Doctors could soon be able to test patients for 100 different conditions at once using a disposable microchip under development in the UK.
The ‘e-Gnosis’ chip could allow doctors to easily check samples of blood or saliva for different types of diseases, such as cancers, sexually transmitted infections or even allergies, using a rapid pregnancy-test-style reader connected to a smartphone or computer.
Like many new diagnosis technologies, the chip works by detecting molecules in the body that act as markers for a specific condition. But because it can also determine their concentration, it can check instantly for diseases that would otherwise need laboratory tests.
‘Although such systems exist to some degree, the fact that almost all of them rely on optical readers makes the setup cost, or the upfront cost, quite expensive,’ said the chip’s designer Dr Peter Kollensperger, a researcher at Imperial College London and recipient of a Royal Academy of Engineering enterprise fellowship.
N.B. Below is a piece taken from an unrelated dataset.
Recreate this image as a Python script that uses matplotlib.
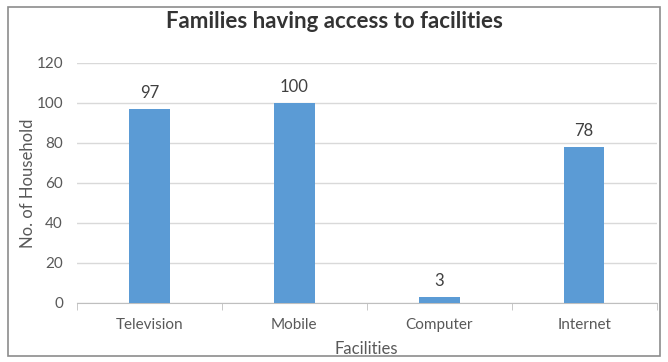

‘That’s fine if you are a hospital running the same tests over and over again, but if you are a GP, or an outreach nurse, that may not be feasible. The chip could also be used in home monitoring, where patients take readings themselves instead of going to their GP or hospital.’
The e-Gnosis chip could also be used to detect other substances, such as drugs or pesticides in water, and Kollensperger believes targeting the sports market might be the easiest way to commercialise the technology before developing it for medical use.
The technology is based around a semiconductor sensor comprising an insulating layer covered in millions of nanometre-sized wells, which separates two sets of electrodes.
As the sample fluid is delivered to the chip, the molecular biomarkers get trapped in the wells, constricting their size and altering the current that passes between the electrodes.
The points where the electrodes intersect are known as pixels, each of which are around 100µm² in size and contain more than 100,000 nanowells filled with a specific type of antibody.
These antibodies each correspond to and bind with a specific biomarker and so different pixels can be used to detect different diseases on a single chip. The number of tests depends on the size of the pixel but a 3mm² chip could run 100 tests.
Using biomarkers and antibodies has become a common way of developing rapid tests but the technology is usually designed to produce a colour change, which only indicates whether or not a biomarker is present.
The e-Gnosis technology can use the current reading to calculate the concentration of the biomarkers, which is necessary for diagnosing some diseases such as prostate cancer but could also indicate how much medication is needed.
Kollensperger is hoping to produce a prototype chip running one or two tests over around 12 pixels by March next year.
‘In order to keep the chips as cheap as possible you want them as small as possible, which means you want to have the electrodes as close together as possible,’ he said. ‘And at some point, it becomes quite difficult to do larger readings of these in parallel to modify them chemically.
‘But the smaller you make the pixel, the fewer molecules you’d need to get a larger signal. These things are all interconnected and it depends what you’re looking for. Some tests might not be achievable for us.’